## SHORT EXERCISE
Transcribe the material verbatim in full; the pictures do not belong in the copy.

## DATA

★ ★ ★ ★

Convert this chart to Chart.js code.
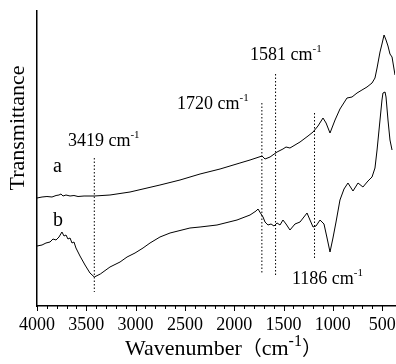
<!DOCTYPE html>
<html>
<head>
<meta charset="utf-8">
<script src="https://cdn.jsdelivr.net/npm/chart.js@4"></script>
<style>
  html, body { margin: 0; padding: 0; background: #fff; }
</style>
</head>
<body>
<canvas id="grafico" width="396" height="364"></canvas>
<script>
// ===============================
// DATA
// ===============================
const aWavenumber = [4000, 3949, 3899, 3848, 3807, 3777, 3757, 3736, 3706, 3665,
  3625, 3584, 3523, 3419, 3260, 3057, 2753, 2550, 2347, 2144,
  1942, 1840, 1718, 1688, 1637, 1566, 1506, 1475, 1435, 1333,
  1252, 1201, 1151, 1100, 1069, 1029, 978, 928, 857, 806,
  755, 705, 654, 603, 573, 552, 522, 502, 481, 461,
  441, 421, 400, 370];
const aTransmittance = [108, 109, 109.5, 109, 110.5, 111, 112, 110, 111, 110,
  110.5, 109.5, 110, 110, 111, 114, 121, 126, 132, 137,
  143, 146, 150, 147, 149, 154, 157, 159, 158, 164,
  170, 174, 180, 188, 183, 173, 186, 197, 208, 209,
  213, 216, 219, 223, 228, 238, 254, 262, 271, 266,
  260, 252, 249, 231];

const bWavenumber = [4000, 3949, 3909, 3868, 3838, 3807, 3777, 3747, 3726, 3706,
  3686, 3665, 3645, 3625, 3605, 3564, 3513, 3463, 3419, 3358,
  3260, 3158, 3087, 3006, 2925, 2854, 2753, 2651, 2449, 2347,
  2175, 1972, 1840, 1779, 1759, 1728, 1708, 1688, 1658, 1627,
  1597, 1566, 1536, 1506, 1475, 1435, 1384, 1333, 1262, 1232,
  1201, 1171, 1130, 1090, 1059, 1029, 999, 968, 928, 887,
  847, 796, 745, 695, 644, 603, 573, 552, 522, 502,
  492, 471, 461, 441, 421, 400];
const bTransmittance = [60, 61, 63, 64, 67, 66, 69, 74, 70, 71,
  67, 68, 63, 64, 58, 50, 41, 33, 29, 32,
  39, 44, 49, 53, 58, 63, 69, 73, 78, 79,
  81, 86, 91, 95, 97, 92, 89, 84, 81, 82,
  80, 83, 81, 86, 82, 76, 82, 84, 93, 86,
  79, 80, 86, 82, 68, 54, 68, 84, 106, 117,
  123, 115, 123, 119, 125, 129, 138, 156, 186, 206,
  213, 214, 209, 186, 166, 156];

// marked bands (dotted lines)
const peakWavenumber = [3419, 1720, 1581, 1186];
const peakLineTop = [148, 203, 232, 193];
const peakLineBottom = [14, 33, 31, 46];

// x axis
const tickLabels = [4000, 3500, 3000, 2500, 2000, 1500, 1000, 500];

// ===============================
// DATASETS
// ===============================
function montarSerie(xs, ys) {
  return xs.map((x, i) => ({ x: x, y: ys[i] }));
}

const datasets = [
  { data: montarSerie(aWavenumber, aTransmittance) },
  { data: montarSerie(bWavenumber, bTransmittance) }
];

peakWavenumber.forEach((w, i) => {
  datasets.push({
    data: [{ x: w, y: peakLineTop[i] }, { x: w, y: peakLineBottom[i] }],
    borderDash: [1.5, 2]
  });
});

// ===============================
// TEXT PLUGIN
// ===============================
const SERIF = "'Liberation Serif', 'Times New Roman', serif";

// draws a list of [text, size, rise] pieces in a row
function escreverPartes(ctx, partes, x, y) {
  ctx.textBaseline = "alphabetic";
  ctx.textAlign = "left";
  partes.forEach(p => {
    ctx.font = p[1] + "px " + (p[3] || SERIF);
    ctx.fillText(p[0], x, y - p[2]);
    x += ctx.measureText(p[0]).width;
  });
}

// label anchors: [text, wavenumber of left edge, value of baseline]
const peakTexts = [
  ["3419", 3686, 160],
  ["1720", 2580, 197],
  ["1581", 1840, 246],
  ["1186", 1414, 22]
];
const curveTexts = [["a", 3787, 134], ["b", 3787, 80]];

const textos = {
  id: "textos",
  afterDraw(chart) {
    const ctx = chart.ctx;
    const xs = chart.scales.x, ys = chart.scales.y;
    const area = chart.chartArea;
    ctx.save();
    ctx.fillStyle = "#000";

    peakTexts.forEach(t => {
      escreverPartes(ctx, [[t[0] + " cm", 18, 0], ["-1", 11, 8]],
        xs.getPixelForValue(t[1]), ys.getPixelForValue(t[2]));
    });

    curveTexts.forEach(t => {
      escreverPartes(ctx, [[t[0], 20, 0]], xs.getPixelForValue(t[1]) - 5, ys.getPixelForValue(t[2]));
    });

    // x title
    escreverPartes(ctx, [
      ["Wavenumber", 22, 0],
      ["\uFF08", 20, 0, "'Noto Sans CJK SC', sans-serif"],
      ["cm", 22, 0],
      ["-1", 16, 9],
      ["\uFF09", 20, 0, "'Noto Sans CJK SC', sans-serif"]
    ], 125, 355);

    // y title
    ctx.translate(24, 128);
    ctx.rotate(-Math.PI / 2);
    ctx.font = "22px " + SERIF;
    ctx.textAlign = "center";
    ctx.textBaseline = "alphabetic";
    ctx.fillText("Transmittance", 0, 0);
    ctx.restore();

    // minor / major ticks on x axis
    ctx.save();
    ctx.strokeStyle = "#000";
    ctx.lineWidth = 1;
    ctx.beginPath();
    for (let v = 500; v <= 4000; v += 100) {
      const px = Math.round(xs.getPixelForValue(v)) + 0.5;
      const len = v % 500 === 0 ? 5 : 3;
      ctx.moveTo(px, area.bottom);
      ctx.lineTo(px, area.bottom + len);
    }
    ctx.stroke();
    ctx.restore();
  }
};

// ===============================
// CHART
// ===============================
const ctx = document.getElementById("grafico").getContext("2d");

new Chart(ctx, {
  type: "line",
  data: { datasets: datasets },
  options: {
    responsive: false,
    animation: false,
    devicePixelRatio: 1,
    layout: { padding: { top: 11, right: 1, left: 0, bottom: 0 } },
    elements: {
      point: { radius: 0 },
      line: { borderColor: "#000", borderWidth: 1, tension: 0 }
    },
    plugins: {
      legend: { display: false },
      tooltip: { enabled: false }
    },
    scales: {
      x: {
        type: "linear",
        reverse: true,
        min: 370,
        max: 4000,
        afterBuildTicks: scale => {
          scale.ticks = tickLabels.map(v => ({ value: v }));
        },
        afterFit: scale => {
          scale.height = 58;
          scale.paddingLeft = 0;
          scale.paddingRight = 0;
        },
        grid: { drawOnChartArea: false, drawTicks: false },
        border: { display: true, color: "#000", width: 1.5 },
        ticks: {
          padding: 8,
          maxRotation: 0,
          autoSkip: false,
          color: "#000",
          font: { family: SERIF, size: 18 },
          callback: v => String(v)
        }
      },
      y: {
        min: 0,
        max: 295,
        afterFit: scale => {
          scale.width = 37;
          scale.paddingTop = 0;
          scale.paddingBottom = 0;
        },
        grid: { drawOnChartArea: false, drawTicks: false },
        border: { display: true, color: "#000", width: 1.5 },
        ticks: { display: false }
      }
    }
  },
  plugins: [textos]
});
</script>
</body>
</html>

★ ★ ★ ★

## CORRECT RESULT
Convert this chart to Chart.js code.
<!DOCTYPE html>
<html>
<head>
<meta charset="utf-8">
<script src="https://cdn.jsdelivr.net/npm/chart.js@4"></script>
<style>
  html, body { margin: 0; padding: 0; background: #fff; }
</style>
</head>
<body>
<canvas id="grafico" width="396" height="364"></canvas>
<script>
// ===============================
// DATA
// ===============================
const aWavenumber = [4000, 3949, 3899, 3848, 3807, 3777, 3757, 3736, 3706, 3665,
  3625, 3584, 3523, 3419, 3260, 3057, 2753, 2550, 2347, 2144,
  1942, 1840, 1718, 1688, 1637, 1566, 1506, 1475, 1435, 1333,
  1252, 1201, 1151, 1100, 1069, 1029, 978, 928, 857, 806,
  755, 705, 654, 603, 573, 552, 522, 502, 481, 461,
  441, 421, 400, 370];
const aTransmittance = [108, 109, 109.5, 109, 110.5, 111, 112, 110, 111, 110,
  110.5, 109.5, 110, 110, 111, 114, 121, 126, 132, 137,
  143, 146, 150, 147, 149, 154, 157, 159, 158, 164,
  170, 174, 180, 188, 183, 173, 186, 197, 208, 209,
  213, 216, 219, 223, 228, 238, 254, 262, 271, 266,
  260, 252, 249, 231];

const bWavenumber = [4000, 3949, 3909, 3868, 3838, 3807, 3777, 3747, 3726, 3706,
  3686, 3665, 3645, 3625, 3605, 3564, 3513, 3463, 3419, 3358,
  3260, 3158, 3087, 3006, 2925, 2854, 2753, 2651, 2449, 2347,
  2175, 1972, 1840, 1779, 1759, 1728, 1708, 1688, 1658, 1627,
  1597, 1566, 1536, 1506, 1475, 1435, 1384, 1333, 1262, 1232,
  1201, 1171, 1130, 1090, 1059, 1029, 999, 968, 928, 887,
  847, 796, 745, 695, 644, 603, 573, 552, 522, 502,
  492, 471, 461, 441, 421, 400];
const bTransmittance = [60, 61, 63, 64, 67, 66, 69, 74, 70, 71,
  67, 68, 63, 64, 58, 50, 41, 33, 29, 32,
  39, 44, 49, 53, 58, 63, 69, 73, 78, 79,
  81, 86, 91, 95, 97, 92, 89, 84, 81, 82,
  80, 83, 81, 86, 82, 76, 82, 84, 93, 86,
  79, 80, 86, 82, 68, 54, 68, 84, 106, 117,
  123, 115, 123, 119, 125, 129, 138, 156, 186, 206,
  213, 214, 209, 186, 166, 156];

// marked bands (dotted lines)
const peakWavenumber = [3419, 1720, 1581, 1186];
const peakLineTop = [148, 203, 232, 193];
const peakLineBottom = [14, 33, 31, 46];

// x axis
const tickLabels = [4000, 3500, 3000, 2500, 2000, 1500, 1000, 500];

// ===============================
// DATASETS
// ===============================
function montarSerie(xs, ys) {
  return xs.map((x, i) => ({ x: x, y: ys[i] }));
}

const datasets = [
  { data: montarSerie(aWavenumber, aTransmittance) },
  { data: montarSerie(bWavenumber, bTransmittance) }
];

peakWavenumber.forEach((w, i) => {
  datasets.push({
    data: [{ x: w, y: peakLineTop[i] }, { x: w, y: peakLineBottom[i] }],
    borderDash: [1.5, 2]
  });
});

// ===============================
// TEXT PLUGIN
// ===============================
const SERIF = "'Liberation Serif', 'Times New Roman', serif";

// draws a list of [text, size, rise] pieces in a row
function escreverPartes(ctx, partes, x, y) {
  ctx.textBaseline = "alphabetic";
  ctx.textAlign = "left";
  partes.forEach(p => {
    ctx.font = p[1] + "px " + (p[3] || SERIF);
    ctx.fillText(p[0], x, y - p[2]);
    x += ctx.measureText(p[0]).width;
  });
}

// label anchors: [text, wavenumber of left edge, value of baseline]
const peakTexts = [
  ["3419", 3686, 160],
  ["1720", 2580, 197],
  ["1581", 1840, 246],
  ["1186", 1414, 22]
];
const curveTexts = [["a", 3787, 134], ["b", 3787, 80]];

const textos = {
  id: "textos",
  afterDraw(chart) {
    const ctx = chart.ctx;
    const xs = chart.scales.x, ys = chart.scales.y;
    const area = chart.chartArea;
    ctx.save();
    ctx.fillStyle = "#000";

    peakTexts.forEach(t => {
      escreverPartes(ctx, [[t[0] + " cm", 18, 0], ["-1", 11, 8]],
        xs.getPixelForValue(t[1]), ys.getPixelForValue(t[2]));
    });

    curveTexts.forEach(t => {
      escreverPartes(ctx, [[t[0], 20, 0]], xs.getPixelForValue(t[1]) - 5, ys.getPixelForValue(t[2]));
    });

    // x title
    escreverPartes(ctx, [
      ["Wavenumber", 22, 0],
      ["\uFF08", 20, 0, "'Noto Sans CJK SC', sans-serif"],
      ["cm", 22, 0],
      ["-1", 16, 9],
      ["\uFF09", 20, 0, "'Noto Sans CJK SC', sans-serif"]
    ], 125, 355);

    // y title
    ctx.translate(24, 128);
    ctx.rotate(-Math.PI / 2);
    ctx.font = "22px " + SERIF;
    ctx.textAlign = "center";
    ctx.textBaseline = "alphabetic";
    ctx.fillText("Transmittance", 0, 0);
    ctx.restore();

    // minor / major ticks on x axis
    ctx.save();
    ctx.strokeStyle = "#000";
    ctx.lineWidth = 1;
    ctx.beginPath();
    for (let v = 500; v <= 4000; v += 100) {
      const px = Math.round(xs.getPixelForValue(v)) + 0.5;
      const len = v % 500 === 0 ? 5 : 3;
      ctx.moveTo(px, area.bottom);
      ctx.lineTo(px, area.bottom + len);
    }
    ctx.stroke();
    ctx.restore();
  }
};

// ===============================
// CHART
// ===============================
const ctx = document.getElementById("grafico").getContext("2d");

new Chart(ctx, {
  type: "line",
  data: { datasets: datasets },
  options: {
    responsive: false,
    animation: false,
    devicePixelRatio: 1,
    layout: { padding: { top: 11, right: 1, left: 0, bottom: 0 } },
    elements: {
      point: { radius: 0 },
      line: { borderColor: "#000", borderWidth: 1, tension: 0 }
    },
    plugins: {
      legend: { display: false },
      tooltip: { enabled: false }
    },
    scales: {
      x: {
        type: "linear",
        reverse: true,
        min: 370,
        max: 4000,
        afterBuildTicks: scale => {
          scale.ticks = tickLabels.map(v => ({ value: v }));
        },
        afterFit: scale => {
          scale.height = 58;
          scale.paddingLeft = 0;
          scale.paddingRight = 0;
        },
        grid: { drawOnChartArea: false, drawTicks: false },
        border: { display: true, color: "#000", width: 1.5 },
        ticks: {
          padding: 8,
          maxRotation: 0,
          autoSkip: false,
          color: "#000",
          font: { family: SERIF, size: 18 },
          callback: v => String(v)
        }
      },
      y: {
        min: 0,
        max: 295,
        afterFit: scale => {
          scale.width = 37;
          scale.paddingTop = 0;
          scale.paddingBottom = 0;
        },
        grid: { drawOnChartArea: false, drawTicks: false },
        border: { display: true, color: "#000", width: 1.5 },
        ticks: { display: false }
      }
    }
  },
  plugins: [textos]
});
</script>
</body>
</html>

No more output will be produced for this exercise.